Erbil, Baghdad ‘close’ to reach a deal on energy dispute, says a source
ERBIL (Kurdistan 24) – The Kurdistan Regional Government (KRG) and the Iraqi federal government are “close” to reaching a deal regarding the outstanding energy issues between the two sides, an informed source told Kurdistan 24.
The development comes as Erbil and Baghdad have engaged in several rounds of negotiations regarding the long-standing oil and gas dispute, following a ruling by the Paris-based International Court of Arbitration that led to the halt of Kurdish oil export through Ceyhan in Turkey.
Engaged in “intense negotiations,” the two governments are in the final stages of reaching a deal regarding the ownership and management of the Kurdistan Region’s oil, the source explained.

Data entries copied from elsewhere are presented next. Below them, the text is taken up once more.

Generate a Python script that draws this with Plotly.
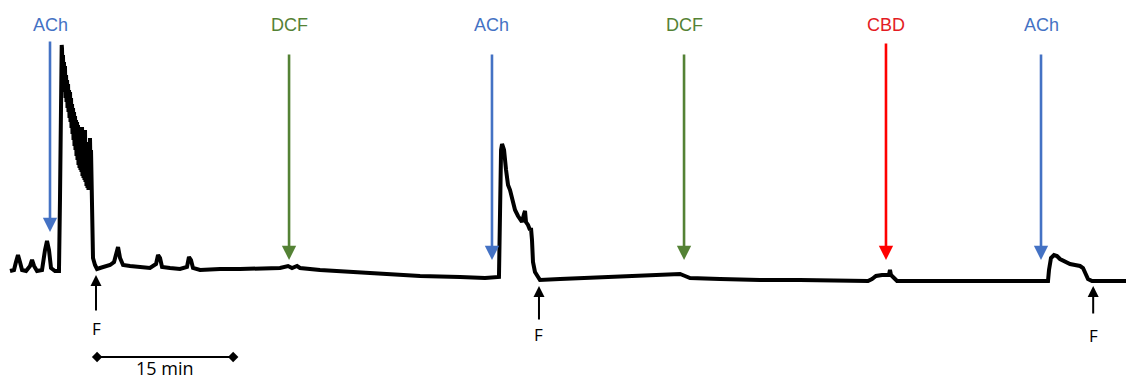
import plotly.graph_objects as go

# ---- recorded trace (time in min, tension in a.u.) ----
t1 = [1.10, 1.54, 1.76, 1.98, 2.20, 2.43, 2.87, 3.31, 3.53, 3.75, 4.08, 4.63, 4.96, 5.18, 5.40, 5.62,
      6.06, 6.50, 6.61, 6.72, 6.80,
      6.83, 6.89, 6.94, 7.00, 7.05, 7.11, 7.16, 7.22, 7.28, 7.33, 7.39, 7.44, 7.50, 7.55, 7.61, 7.66,
      7.72, 7.77, 7.83, 7.88, 7.94, 7.99, 8.05, 8.10, 8.16, 8.21, 8.27, 8.32, 8.38, 8.43, 8.49, 8.54,
      8.60, 8.65, 8.71, 8.76, 8.82, 8.87, 8.93, 8.98, 9.04, 9.09, 9.15, 9.20, 9.26, 9.31, 9.37, 9.42,
      9.48, 9.53, 9.59, 9.64, 9.70, 9.75, 9.81, 9.87, 9.92, 9.98, 10.03, 10.09, 10.14,
      10.25, 10.47, 10.69, 11.02, 11.57, 12.13, 12.57, 12.79, 13.01, 13.23, 13.56,
      14.33, 15.43, 16.53, 17.20, 17.42, 17.64, 17.86, 18.74, 19.84, 20.61, 20.83, 21.05, 21.27, 22.05,
      24.25, 26.46, 28.66, 30.86, 31.75, 32.19, 32.74, 33.07, 35.27, 38.58, 41.89, 46.30, 50.71, 53.46,
      55.00]
a1 = [1.1, 1.2, 2.0, 2.7, 2.0, 1.2, 1.1, 1.6, 2.2, 1.6, 1.1, 1.2, 3.2, 4.1, 3.2, 1.4,
      1.1, 1.1, 8.2, 18.2, 23.7,
      23.4, 21.2, 22.7, 19.7, 22.0, 19.0, 21.6, 18.4, 20.7, 18.0, 20.2, 17.4, 19.8, 17.0, 19.2, 16.4,
      19.0, 16.0, 18.4, 15.4, 17.8, 14.8, 17.4, 14.2, 17.0, 13.6, 16.6, 13.2, 16.2, 12.6, 16.0, 12.2,
      15.7, 11.7, 15.2, 11.4, 14.8, 11.2, 15.4, 11.0, 15.5, 10.6, 14.2, 10.4, 15.0, 10.2, 15.2, 10.0,
      13.2, 9.6, 13.4, 9.4, 13.7, 9.2, 14.0, 9.7, 14.4, 10.7, 13.2, 8.2, 4.7,
      2.4, 1.7, 1.3, 1.4, 1.6, 1.7, 2.0, 3.0, 3.5, 2.4, 1.7,
      1.6, 1.5, 1.4, 1.8, 2.7, 2.4, 1.5, 1.4, 1.3, 1.5, 2.5, 2.2, 1.4, 1.2,
      1.3, 1.3, 1.3, 1.4, 1.6, 1.4, 1.6, 1.4, 1.2, 1.0, 0.8, 0.6, 0.5, 0.4,
      0.5]
t2 = [55.12, 55.23, 55.34, 55.56, 55.78, 56.00, 56.22, 56.44, 56.77, 57.10, 57.32, 57.54, 57.76, 57.87,
      57.98, 58.20, 58.42, 58.53, 58.64, 58.75, 58.97, 59.30, 59.52, 61.73, 66.14, 70.55, 74.96, 75.51,
      76.06, 79.37, 83.77, 88.18, 92.59, 95.68, 96.12, 96.56, 97.22, 97.99, 98.10, 98.21, 98.55, 98.88,
      101.41, 105.82, 110.23, 115.52]
a2 = [8.2, 13.2, 13.8, 13.2, 11.2, 9.7, 9.2, 8.2, 7.2, 6.6, 6.2, 6.0, 6.8, 7.1,
      6.0, 5.7, 5.2, 5.4, 4.2, 2.0, 1.0, 0.4, 0.2, 0.3, 0.5, 0.6, 0.8, 0.6,
      0.4, 0.3, 0.2, 0.2, 0.1, 0.1, 0.3, 0.6, 0.7, 0.7, 1.2, 0.7, 0.4, 0.1,
      0.1, 0.1, 0.1, 0.1]
t3 = [115.63, 115.85, 116.18, 116.51, 116.84, 117.39, 117.95, 118.50, 119.05, 119.38, 119.60, 119.93,
      120.37, 125.00]
a3 = [1.2, 2.4, 2.7, 2.6, 2.3, 2.0, 1.8, 1.7, 1.6, 1.4, 0.9, 0.3, 0.1, 0.1]

# ---- drug additions ----
drug_labels = ["ACh", "DCF", "ACh", "DCF", "CBD", "ACh"]
drug_times = [5.51, 31.86, 54.23, 75.40, 97.66, 114.75]
drug_tip = [5.0, 2.2, 2.2, 2.2, 2.2, 2.2]
drug_tail = [24.2, 22.9, 22.9, 22.9, 24.0, 22.9]
drug_text_colors = ["#4472C4", "#548235", "#4472C4", "#548235", "#E31B23", "#4472C4"]
drug_arrow_colors = ["#4472C4", "#548235", "#4472C4", "#548235", "#FF0000", "#4472C4"]
label_level = 25.7

# ---- washouts (F) ----
wash_times = [10.58, 59.41, 120.50]
wash_tip = [0.7, -0.4, -0.4]
wash_tail = [-3.0, -3.9, -3.3]
wash_text = [-4.6, -5.2, -5.3]

# ---- scale bar ----
bar_start = 10.70
bar_len = 15
bar_level = -7.5
bar_text_level = -8.55
bar_label = "15 min"

t_all = t1 + t2 + t3
a_all = a1 + a2 + a3

fig = go.Figure()
fig.add_trace(go.Scatter(x=t_all, y=a_all, mode="lines",
                         line=dict(color="black", width=4), hoverinfo="skip"))
fig.add_trace(go.Scatter(x=[bar_start, bar_start + bar_len], y=[bar_level, bar_level],
                         mode="lines+markers", line=dict(color="black", width=2),
                         marker=dict(symbol="diamond", size=8, color="black"), hoverinfo="skip"))

ann = []
for lab, t, tip, tail, tc, ac in zip(drug_labels, drug_times, drug_tip, drug_tail,
                                     drug_text_colors, drug_arrow_colors):
    ann.append(dict(x=t, y=label_level, text=lab, showarrow=False, xref="x", yref="y",
                    font=dict(family="Liberation Sans, Arial", size=18, color=tc)))
    ann.append(dict(x=t, y=tip, ax=t, ay=tail, axref="x", ayref="y", xref="x", yref="y",
                    text="", showarrow=True, arrowhead=2, arrowsize=1.1, arrowwidth=2.6,
                    arrowcolor=ac, standoff=0))
for t, tip, tail, ty in zip(wash_times, wash_tip, wash_tail, wash_text):
    ann.append(dict(x=t, y=tip, ax=t, ay=tail, axref="x", ayref="y", xref="x", yref="y",
                    text="", showarrow=True, arrowhead=2, arrowsize=1.1, arrowwidth=2,
                    arrowcolor="black", standoff=0))
    ann.append(dict(x=t, y=ty, text="F", showarrow=False, xref="x", yref="y",
                    font=dict(family="Open Sans", size=17, color="black")))
ann.append(dict(x=bar_start + bar_len / 2, y=bar_text_level, text=bar_label, showarrow=False,
                xref="x", yref="y", borderpad=0,
                font=dict(family="Open Sans", size=18, color="black")))

# the page adds an 8 px body margin; the figure is sized to fill the rest of the window
fig.update_layout(width=1126, height=373, margin=dict(l=0, r=0, t=0, b=0),
                  paper_bgcolor="white", plot_bgcolor="white", showlegend=False,
                  annotations=ann,
                  xaxis=dict(range=[0.88, 125.0], visible=False, fixedrange=True),
                  yaxis=dict(range=[-9.9, 27.4], visible=False, fixedrange=True))
fig.write_html("out.html", config={"displayModeBar": False})
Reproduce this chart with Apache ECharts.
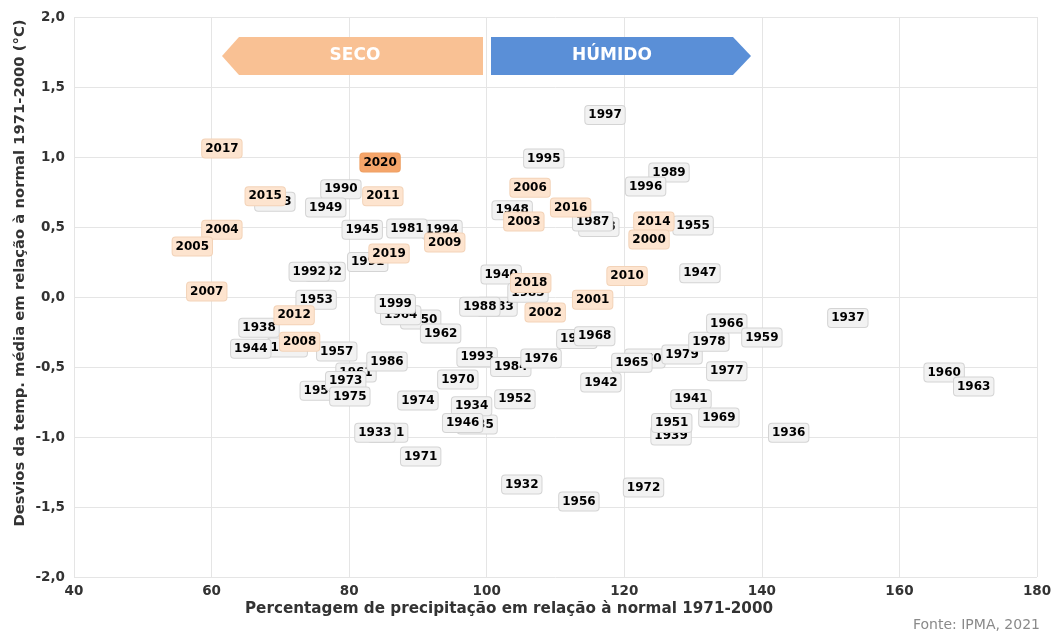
<!DOCTYPE html>
<html>
<head>
<meta charset="utf-8">
<script src="https://cdn.jsdelivr.net/npm/echarts@6/dist/echarts.min.js"></script>
<style>
html,body{margin:0;padding:0;background:#fff;}
#chart{width:1056px;height:634px;}
</style>
</head>
<body>
<div id="chart"></div>
<script>
// Years before 2000 (grey labels); order = drawing order (later on top)
var greyYears  = [1943,1982,1991,1958,1950,1964,1999,1961,1954,1931,1935,1983,1940,1985,1948,1998,1987,1994,1967,1968,1980,1965,1979,1939,1951,1960,1963,
                  1990,1949,1945,1981,1992,1953,1938,1944,1957,1986,1973,1975,1974,1970,1993,1962,1933,1971,1934,1946,1988,1984,1976,1952,1942,1932,1956,1972,
                  1941,1969,1977,1978,1966,1959,1937,1936,1947,1955,1989,1996,1995,1997];
var greyPrecip = [69.2,76.5,82.7,71.0,90.4,87.5,86.7,81.0,75.8,85.6,98.6,101.5,102.1,106.0,103.7,116.3,115.4,93.5,113.1,115.7,123.0,121.1,128.4,126.8,126.9,166.5,170.8,
                  78.8,76.6,81.9,88.4,74.2,75.2,66.9,65.7,78.2,85.5,79.5,80.1,90.0,95.8,98.6,93.3,83.75,90.4,97.8,96.5,99.0,103.5,107.9,104.1,116.6,105.1,113.4,122.8,
                  129.7,133.75,134.9,132.3,134.9,140.0,152.5,143.9,131.0,130.0,126.5,123.1,108.3,117.2];
var greyTemp   = [0.68,0.18,0.25,-0.36,-0.16,-0.13,-0.05,-0.54,-0.67,-0.97,-0.91,-0.07,0.16,0.03,0.62,0.50,0.54,0.48,-0.30,-0.28,-0.44,-0.47,-0.41,-0.99,-0.90,-0.54,-0.64,
                  0.77,0.64,0.48,0.49,0.18,-0.02,-0.22,-0.37,-0.39,-0.46,-0.60,-0.71,-0.74,-0.59,-0.43,-0.26,-0.97,-1.14,-0.78,-0.90,-0.07,-0.50,-0.44,-0.73,-0.61,-1.34,-1.46,-1.36,
                  -0.73,-0.86,-0.53,-0.32,-0.19,-0.29,-0.15,-0.97,0.17,0.51,0.89,0.79,0.99,1.30];

// Years 2000-2019 (light orange labels)
var recentYears  = [2017,2015,2011,2004,2005,2019,2007,2012,2008,2009,2006,2016,2003,2014,2000,2018,2010,2001,2002];
var recentPrecip = [61.5,67.8,84.9,61.5,57.2,85.8,59.3,72.0,72.8,93.9,106.3,112.2,105.4,124.3,123.6,106.4,120.4,115.4,108.5];
var recentTemp   = [1.06,0.72,0.72,0.48,0.36,0.31,0.04,-0.13,-0.32,0.39,0.78,0.64,0.54,0.54,0.41,0.10,0.15,-0.02,-0.11];

// Highlighted year
var currentYear = [2020];
var currentPrecip = [84.5];
var currentTemp = [0.96];

var xTicks = [40,60,80,100,120,140,160,180];
var yTicks = [-2.0,-1.5,-1.0,-0.5,0.0,0.5,1.0,1.5,2.0];

var FONT = '"DejaVu Sans", sans-serif';

function pts(yrs, xs, ys){
  return yrs.map(function(y,i){ return {value:[xs[i], ys[i]], name:String(y)}; });
}
function labelStyle(bg, border){
  return {
    show:true, position:'inside', formatter:function(p){return p.name;},
    fontFamily:FONT, fontWeight:'bold', fontSize:12, color:'#000', opacity:1,
    textBorderWidth:0, textBorderColor:'transparent', textShadowBlur:0,
    backgroundColor:bg, borderColor:border, borderWidth:1, borderRadius:3,
    padding:[3,3,2,3], lineHeight:13
  };
}

var chart = echarts.init(document.getElementById('chart'), null, {renderer:'canvas'});
var option = {
  animation:false,
  backgroundColor:'#fff',
  grid:{left:74, right:19, top:17, bottom:57, containLabel:false},
  xAxis:{
    type:'value', min:xTicks[0], max:xTicks[xTicks.length-1], interval:20,
    axisLine:{show:false}, axisTick:{show:false},
    axisLabel:{color:'#333', fontFamily:FONT, fontWeight:'bold', fontSize:13.5, margin:7},
    splitLine:{show:true, lineStyle:{color:'#e5e5e5', width:1}}
  },
  yAxis:{
    type:'value', min:yTicks[0], max:yTicks[yTicks.length-1], interval:0.5,
    axisLine:{show:false}, axisTick:{show:false},
    axisLabel:{color:'#333', fontFamily:FONT, fontWeight:'bold', fontSize:13.5, margin:9,
      formatter:function(v){return v.toFixed(1).replace('.', ',');}},
    splitLine:{show:true, lineStyle:{color:'#e5e5e5', width:1}}
  },
  series:[
    {type:'scatter', symbolSize:1, itemStyle:{color:'#fff'}, z:3,
     data:pts(greyYears, greyPrecip, greyTemp),
     label:labelStyle('#f2f2f2','#d4d4d4'), emphasis:{disabled:true}},
    {type:'scatter', symbolSize:1, itemStyle:{color:'#fff'}, z:4,
     data:pts(recentYears, recentPrecip, recentTemp),
     label:labelStyle('#fde4cf','#f3d3b8'), emphasis:{disabled:true}},
    {type:'scatter', symbolSize:1, itemStyle:{color:'#fff'}, z:5,
     data:pts(currentYear, currentPrecip, currentTemp),
     label:labelStyle('#f5a56a','#eea064'), emphasis:{disabled:true}}
  ],
  graphic:[
    {type:'polygon', shape:{points:[[222,56],[239,37],[483,37],[483,75],[239,75]]}, style:{fill:'#f9c194'}, z:10},
    {type:'text', style:{text:'SECO', x:355, y:56, align:'center', verticalAlign:'middle', fill:'#fff', font:'bold 17px '+FONT}, z:11},
    {type:'polygon', shape:{points:[[491,37],[733,37],[751,56],[733,75],[491,75]]}, style:{fill:'#5a8fd7'}, z:10},
    {type:'text', style:{text:'HÚMIDO', x:612, y:56, align:'center', verticalAlign:'middle', fill:'#fff', font:'bold 17px '+FONT}, z:11},
    {type:'text', rotation:Math.PI/2, x:20, y:273,
     style:{text:'Desvios da temp. média em relação à normal 1971-2000 (°C)', align:'center', verticalAlign:'middle', fill:'#333', font:'bold 14.8px '+FONT}},
    {type:'text', style:{text:'Percentagem de precipitação em relação à normal 1971-2000', x:509, y:609, align:'center', verticalAlign:'middle', fill:'#333', font:'bold 15.2px '+FONT}},
    {type:'text', style:{text:'Fonte: IPMA, 2021', x:1040, y:625, align:'right', verticalAlign:'middle', fill:'#8a8a8a', font:'14px '+FONT}}
  ]
};
chart.setOption(option);
</script>
</body>
</html>
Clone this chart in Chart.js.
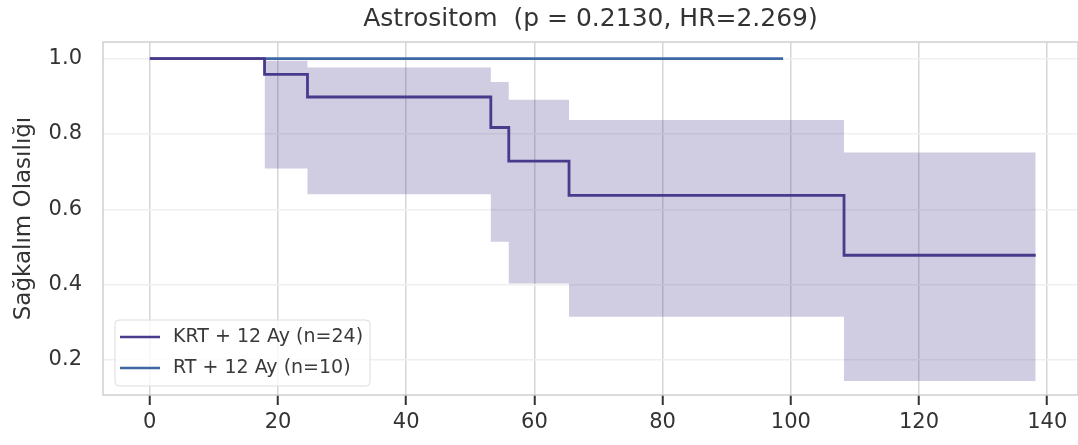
<!doctype html>
<html lang="en">
  <head>
    <meta charset="utf-8">
    <title>Astrositom</title>
    <style>
      * { margin: 0; padding: 0; }
      body { background: #fff; overflow: hidden; }
    </style>
  </head>
  <body>
    <canvas id="myChart" width="1078" height="445"></canvas>
    <script src="https://cdn.jsdelivr.net/npm/chart.js"></script>
    <script>
    // setup - values
    const krtTimes = [0, 17.9, 24.6, 53.2, 56.0, 65.4, 108.3, 138.2];
    const krtSurv  = [1.0, 0.958, 0.898, 0.817, 0.728, 0.637, 0.478, 0.478];
    const ciTimes  = [17.9, 24.6, 53.2, 56.0, 65.4, 108.3, 138.2];
    const ciUpper  = [0.994, 0.976, 0.938, 0.891, 0.837, 0.751, 0.751];
    const ciLower  = [0.708, 0.640, 0.514, 0.403, 0.315, 0.144, 0.144];
    const rtTimes  = [0, 98.8];
    const rtSurv   = [1.0, 1.0];
    const xTicks = [0, 20, 40, 60, 80, 100, 120, 140];
    const yTicks = [0.2, 0.4, 0.6, 0.8, 1.0];

    const purple = '#4a3a8c';
    const blue = '#3d68a3';
    const font = "'DejaVu Sans', sans-serif";
    const pts = (xs, ys) => xs.map((x, i) => ({ x: x, y: ys[i] }));

    const data = {
      datasets: [
        {
          label: 'ci_upper',
          data: pts(ciTimes, ciUpper),
          stepped: 'before',
          borderWidth: 0,
          pointRadius: 0,
          backgroundColor: 'rgba(74, 58, 140, 0.26)',
          fill: '+1'
        },
        {
          label: 'ci_lower',
          data: pts(ciTimes, ciLower),
          stepped: 'before',
          borderWidth: 0,
          pointRadius: 0,
          fill: false
        },
        {
          label: 'KRT + 12 Ay (n=24)',
          data: pts(krtTimes, krtSurv),
          stepped: 'before',
          borderColor: purple,
          borderWidth: 2.8,
          pointRadius: 0,
          fill: false
        },
        {
          label: 'RT + 12 Ay (n=10)',
          data: pts(rtTimes, rtSurv),
          stepped: 'before',
          borderColor: blue,
          borderWidth: 2.8,
          pointRadius: 0,
          fill: false
        }
      ]
    };

    // frame + legend drawn inside the plot area
    const framePlugin = {
      id: 'frame',
      afterDraw(chart) {
        const { ctx, chartArea: a } = chart;
        ctx.save();
        ctx.strokeStyle = '#cfcfcf';
        ctx.lineWidth = 1.5;
        ctx.strokeRect(a.left, a.top, a.right - a.left, a.bottom - a.top);

        // legend
        const items = chart.data.datasets.filter(d => !d.label.startsWith('ci_'));
        const bx = a.left + 12, by = a.bottom - 75, bw = 255, bh = 66;
        ctx.beginPath();
        ctx.roundRect(bx, by, bw, bh, 4);
        ctx.fillStyle = 'rgba(255,255,255,0.8)';
        ctx.fill();
        ctx.strokeStyle = '#dcdcdc';
        ctx.lineWidth = 1;
        ctx.stroke();
        ctx.font = '19px ' + font;
        ctx.textBaseline = 'middle';
        items.forEach((d, i) => {
          const y = by + 17 + i * 31;
          ctx.strokeStyle = d.borderColor;
          ctx.lineWidth = 2.5;
          ctx.beginPath();
          ctx.moveTo(bx + 5, y);
          ctx.lineTo(bx + 45, y);
          ctx.stroke();
          ctx.fillStyle = '#3a3a3a';
          ctx.fillText(d.label, bx + 58, y);
        });
        ctx.restore();
      }
    };

    // config
    const config = {
      type: 'line',
      data,
      options: {
        responsive: false,
        animation: false,
        layout: { padding: { left: 0, right: 0, top: 0, bottom: 0 } },
        plugins: {
          legend: { display: false },
          tooltip: { enabled: false },
          title: {
            display: true,
            fullSize: false,
            text: 'Astrositom  (p = 0.2130, HR=2.269)',
            color: '#333333',
            font: { family: font, size: 25, weight: 'normal' },
            padding: { top: 4, bottom: 8 }
          }
        },
        scales: {
          x: {
            type: 'linear',
            min: -7.3,
            max: 144.8,
            afterBuildTicks: s => { s.ticks = xTicks.map(v => ({ value: v })); },
            afterFit: s => { s.height = 50; },
            grid: {
              color: '#d6d6d6',
              lineWidth: 1.5,
              drawTicks: true,
              tickLength: 10,
              tickColor: '#333333',
              tickWidth: 2
            },
            border: { display: false },
            ticks: {
              color: '#333333',
              padding: 5,
              maxRotation: 0,
              font: { family: font, size: 21 }
            }
          },
          y: {
            min: 0.107,
            max: 1.044,
            afterBuildTicks: s => { s.ticks = yTicks.map(v => ({ value: v })); },
            afterFit: s => { s.width = 103; },
            grid: { color: '#efefef', lineWidth: 1.5, drawTicks: false },
            border: { display: false },
            ticks: {
              color: '#333333',
              padding: 21,
              font: { family: font, size: 21 },
              callback: v => v.toFixed(1)
            },
            title: {
              display: true,
              text: 'Sağkalım Olasılığı',
              color: '#333333',
              font: { family: font, size: 23 },
              padding: { top: 10, bottom: 0 }
            }
          }
        }
      },
      plugins: [framePlugin]
    };

    // render init block
    const myChart = new Chart(document.getElementById('myChart'), config);
    </script>
  </body>
</html>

The source did not provide further details on the nature of the negotiations.
“Most of the political parties in the Kurdistan Region interpreted the court ruling as a loss of control by the KRG over its oil sector and revenues,” the source said, adding the same entities tried to mislead the public regarding this issue.
Following the ruling, Kurdistan Region Prime Minister Masrour Barzani spoke with the Iraqi premier Mohammad Shia’ Al-Sudani to reach an understanding in light of the ruling, the source added.
Since last Saturday, the oil export has been halted by Turkey at the request of Baghdad.
Constrained by limited storage capacity, some of the oil companies in the Kurdistan Region stopped production.
Although Baghdad declared an early victory following the international ruling, the Middle East Eye reported that neither Turkey nor Iraq were victorious based on Turkish and Western sources familiar with the matter.
Baghdad had accused Ankara of breaching its contact under five categories; storage, transportation, exclusive use, access claim, and loading.
“They [the Iraqi side] were only able to win one claim: loading,” a Western source told MEE. Therefore, four out of the five categories did not go in Iraq’s favor.
Furthermore, the Court awarded nearly $600 million to Turkey in its counterclaim for damages due to the low-capacity of the pipeline and unpaid transportation fees, the source added.